> Requirement:
Write out the opening lines of the data word for word, up to and including the line with "16, 9, 8, 3, 3];", and leave every picture and every later line out.
══════
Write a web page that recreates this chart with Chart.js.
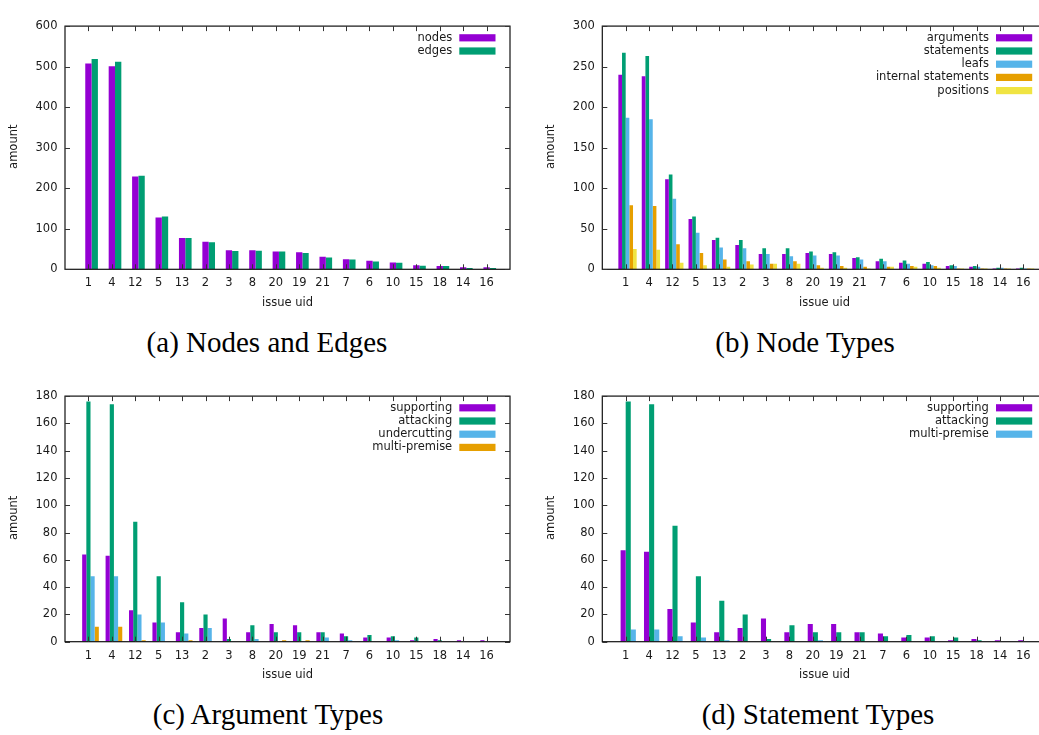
<!DOCTYPE html>
<html>
<head>
<meta charset="utf-8">
<script src="https://cdn.jsdelivr.net/npm/chart.js@4"></script>
<style>
  html, body { margin: 0; padding: 0; background: #fff; }
  body { width: 1039px; height: 735px; overflow: hidden; position: relative; }
  canvas { position: absolute; }
  .cap { position: absolute; font-family: "Liberation Serif", "Times New Roman", serif; font-size: 29px; line-height: 29px; white-space: nowrap; transform: translateX(-50%); color: #000; }
</style>
</head>
<body>
<canvas id="chartA" width="525" height="325" style="left:0px;top:0px"></canvas>
<canvas id="chartB" width="530" height="325" style="left:530px;top:0px"></canvas>
<canvas id="chartC" width="525" height="325" style="left:0px;top:370px"></canvas>
<canvas id="chartD" width="530" height="325" style="left:530px;top:370px"></canvas>
<div class="cap" style="left:267px;top:328px">(a) Nodes and Edges</div>
<div class="cap" style="left:805px;top:328px">(b) Node Types</div>
<div class="cap" style="left:268px;top:700px">(c) Argument Types</div>
<div class="cap" style="left:818px;top:700px">(d) Statement Types</div>
<script>
// Data
const issueUids = ['1', '4', '12', '5', '13', '2', '3', '8', '20', '19', '21', '7', '6', '10', '15', '18', '14', '16'];

const nodes = [508, 501, 229, 128, 77, 68, 47, 47, 44, 42, 31, 25, 21, 17, 10, 8, 5, 5];
const edges = [519, 512, 231, 130, 77, 67, 45, 46, 44, 40, 29, 24, 19, 16, 9, 8, 3, 3];

const argumentsCount = [240, 238, 111, 62, 36, 30, 19, 19, 20, 19, 14, 10, 8, 7, 4, 3, 1, 1];
const statements = [267, 263, 117, 65, 39, 36, 26, 26, 22, 21, 15, 13, 11, 9, 5, 4, 2, 2];
const leafs = [187, 185, 87, 45, 27, 26, 19, 16, 17, 17, 12, 10, 7, 5, 4, 3, 2, 1];
const internalStatements = [79, 78, 31, 20, 12, 10, 7, 10, 5, 4, 3, 3, 4, 4, 1, 1, 1, 1];
const positions = [25, 24, 8, 5, 3, 6, 7, 7, 2, 2, 1, 3, 3, 2, 1, 1, 1, 1];

const argSupporting = [64, 63, 23, 14, 7, 10, 17, 7, 13, 12, 7, 6, 3, 3, 1, 2, 1, 1];
const argAttacking = [176, 174, 88, 48, 29, 20, 2, 12, 7, 7, 7, 4, 5, 4, 3, 1, 0, 0];
const argUndercutting = [48, 48, 20, 14, 6, 10, 0, 2, 0, 0, 3, 1, 0, 1, 0, 0, 0, 0];
const argMultiPremise = [11, 11, 1, 0, 1, 0, 0, 0, 1, 1, 0, 0, 0, 0, 0, 0, 0, 0];

const stmtSupporting = [67, 66, 24, 14, 7, 10, 17, 7, 13, 13, 7, 6, 3, 3, 1, 2, 1, 1];
const stmtAttacking = [176, 174, 85, 48, 30, 20, 2, 12, 7, 7, 7, 4, 5, 4, 3, 1, 0, 0];
const stmtMultiPremise = [9, 9, 4, 3, 1, 0, 0, 0, 1, 0, 0, 0, 0, 0, 0, 0, 0, 0];

// Config
const PURPLE = '#9400d3';
const GREEN = '#009e73';
const BLUE = '#56b4e9';
const ORANGE = '#e69f00';
const YELLOW = '#f0e442';
const TEXT_COLOR = '#1a1a1a';
const FONT = { family: 'DejaVu Sans', size: 11.5 };

// gnuplot-like frame, inward ticks, axis titles and legend
const framePlugin = {
	id: 'frame',
	afterDatasetsDraw(chart) {
		const { ctx, chartArea: ca, scales: { x, y } } = chart;
		const half = (ca.right - ca.left) / x.ticks.length / 2;
		const L = ca.left - half;
		const R = ca.right + half;
		const T = ca.top;
		const B = ca.bottom;

		ctx.save();
		ctx.strokeStyle = '#111';
		ctx.lineWidth = 1.2;
		ctx.strokeRect(L, T, R - L, B - T);

		ctx.lineWidth = 1;
		ctx.strokeStyle = '#333';
		ctx.beginPath();
		x.ticks.forEach((t, i) => {
			const px = Math.round(x.getPixelForTick(i)) + 0.5;
			ctx.moveTo(px, B); ctx.lineTo(px, B - 5);
			ctx.moveTo(px, T); ctx.lineTo(px, T + 5);
		});
		y.ticks.forEach((t, i) => {
			const py = Math.round(y.getPixelForTick(i)) + 0.5;
			ctx.moveTo(L, py); ctx.lineTo(L + 5, py);
			ctx.moveTo(R, py); ctx.lineTo(R - 5, py);
		});
		ctx.stroke();

		ctx.fillStyle = TEXT_COLOR;
		ctx.font = `${FONT.size}px "${FONT.family}"`;
		ctx.textAlign = 'center';
		ctx.textBaseline = 'middle';
		ctx.fillText('issue uid', (L + R) / 2, B + 33.4);

		ctx.save();
		ctx.translate(L - 51, (T + B) / 2 - 1);
		ctx.rotate(-Math.PI / 2);
		ctx.fillText('amount', 0, 0);
		ctx.restore();

		// legend
		const items = chart.data.datasets.filter(d => d.label);
		ctx.textAlign = 'right';
		items.forEach((d, i) => {
			const cy = T + 11.7 + i * 13.2;
			ctx.fillStyle = TEXT_COLOR;
			ctx.fillText(d.label, R - 57.8, cy);
			ctx.fillStyle = d.backgroundColor;
			ctx.fillRect(R - 50.7, cy - 3.6, 36.2, 7.2);
		});
		ctx.restore();
	}
};

function makePanel(id, canvasPos, frame, series, yMax, yStep, groupPct) {
	const canvas = document.getElementById(id);
	const W = canvas.width;
	const H = canvas.height;
	const n = issueUids.length;
	const s = (frame.R - frame.L) / (n + 1);
	const caL = frame.L - canvasPos.x + s / 2;
	const caR = frame.R - canvasPos.x - s / 2;
	const caT = frame.T - canvasPos.y;
	const caB = frame.B - canvasPos.y;

	// empty leading dataset shifts the bar cluster like gnuplot does
	const datasets = [{ label: '', data: issueUids.map(() => null), backgroundColor: 'rgba(0,0,0,0)' }]
		.concat(series.map(([label, data, color]) => ({ label, data, backgroundColor: color })));

	new Chart(canvas.getContext('2d'), {
		type: 'bar',
		data: { labels: issueUids, datasets },
		options: {
			responsive: false,
			animation: false,
			layout: { padding: { left: 0, top: caT, right: W - caR, bottom: 0 } },
			datasets: { bar: { categoryPercentage: groupPct, barPercentage: 1, borderWidth: 0 } },
			plugins: { legend: { display: false }, tooltip: { enabled: false } },
			scales: {
				x: {
					offset: true,
					grid: { display: false, drawTicks: false },
					border: { display: false },
					ticks: { font: FONT, color: TEXT_COLOR, padding: 7, maxRotation: 0, autoSkip: false },
					afterFit: sc => { sc.height = H - caB; }
				},
				y: {
					min: 0,
					max: yMax,
					grid: { display: false, drawTicks: false },
					border: { display: false },
					ticks: { font: FONT, color: TEXT_COLOR, stepSize: yStep, padding: s / 2 + 7.5 },
					afterFit: sc => { sc.width = caL; }
				}
			}
		},
		plugins: [framePlugin]
	});
}

// Init
makePanel('chartA', { x: 0, y: 0 }, { L: 65, R: 510, T: 9.3, B: 269.3 },
	[['nodes', nodes, PURPLE], ['edges', edges, GREEN]], 600, 100, 0.81);

makePanel('chartB', { x: 530, y: 0 }, { L: 602.3, R: 1046.7, T: 9.3, B: 269.3 },
	[['arguments', argumentsCount, PURPLE], ['statements', statements, GREEN], ['leafs', leafs, BLUE],
	 ['internal statements', internalStatements, ORANGE], ['positions', positions, YELLOW]], 300, 50, 0.94);

makePanel('chartC', { x: 0, y: 370 }, { L: 65, R: 510, T: 381.7, B: 641.7 },
	[['supporting', argSupporting, PURPLE], ['attacking', argAttacking, GREEN],
	 ['undercutting', argUndercutting, BLUE], ['multi-premise', argMultiPremise, ORANGE]], 180, 20, 0.89);

makePanel('chartD', { x: 530, y: 370 }, { L: 602.3, R: 1046.7, T: 381.7, B: 641.7 },
	[['supporting', stmtSupporting, PURPLE], ['attacking', stmtAttacking, GREEN],
	 ['multi-premise', stmtMultiPremise, BLUE]], 180, 20, 0.87);
</script>
</body>
</html>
══════
> Reply to the task:
Write a web page that recreates this chart with Chart.js.
<!DOCTYPE html>
<html>
<head>
<meta charset="utf-8">
<script src="https://cdn.jsdelivr.net/npm/chart.js@4"></script>
<style>
  html, body { margin: 0; padding: 0; background: #fff; }
  body { width: 1039px; height: 735px; overflow: hidden; position: relative; }
  canvas { position: absolute; }
  .cap { position: absolute; font-family: "Liberation Serif", "Times New Roman", serif; font-size: 29px; line-height: 29px; white-space: nowrap; transform: translateX(-50%); color: #000; }
</style>
</head>
<body>
<canvas id="chartA" width="525" height="325" style="left:0px;top:0px"></canvas>
<canvas id="chartB" width="530" height="325" style="left:530px;top:0px"></canvas>
<canvas id="chartC" width="525" height="325" style="left:0px;top:370px"></canvas>
<canvas id="chartD" width="530" height="325" style="left:530px;top:370px"></canvas>
<div class="cap" style="left:267px;top:328px">(a) Nodes and Edges</div>
<div class="cap" style="left:805px;top:328px">(b) Node Types</div>
<div class="cap" style="left:268px;top:700px">(c) Argument Types</div>
<div class="cap" style="left:818px;top:700px">(d) Statement Types</div>
<script>
// Data
const issueUids = ['1', '4', '12', '5', '13', '2', '3', '8', '20', '19', '21', '7', '6', '10', '15', '18', '14', '16'];

const nodes = [508, 501, 229, 128, 77, 68, 47, 47, 44, 42, 31, 25, 21, 17, 10, 8, 5, 5];
const edges = [519, 512, 231, 130, 77, 67, 45, 46, 44, 40, 29, 24, 19, 16, 9, 8, 3, 3];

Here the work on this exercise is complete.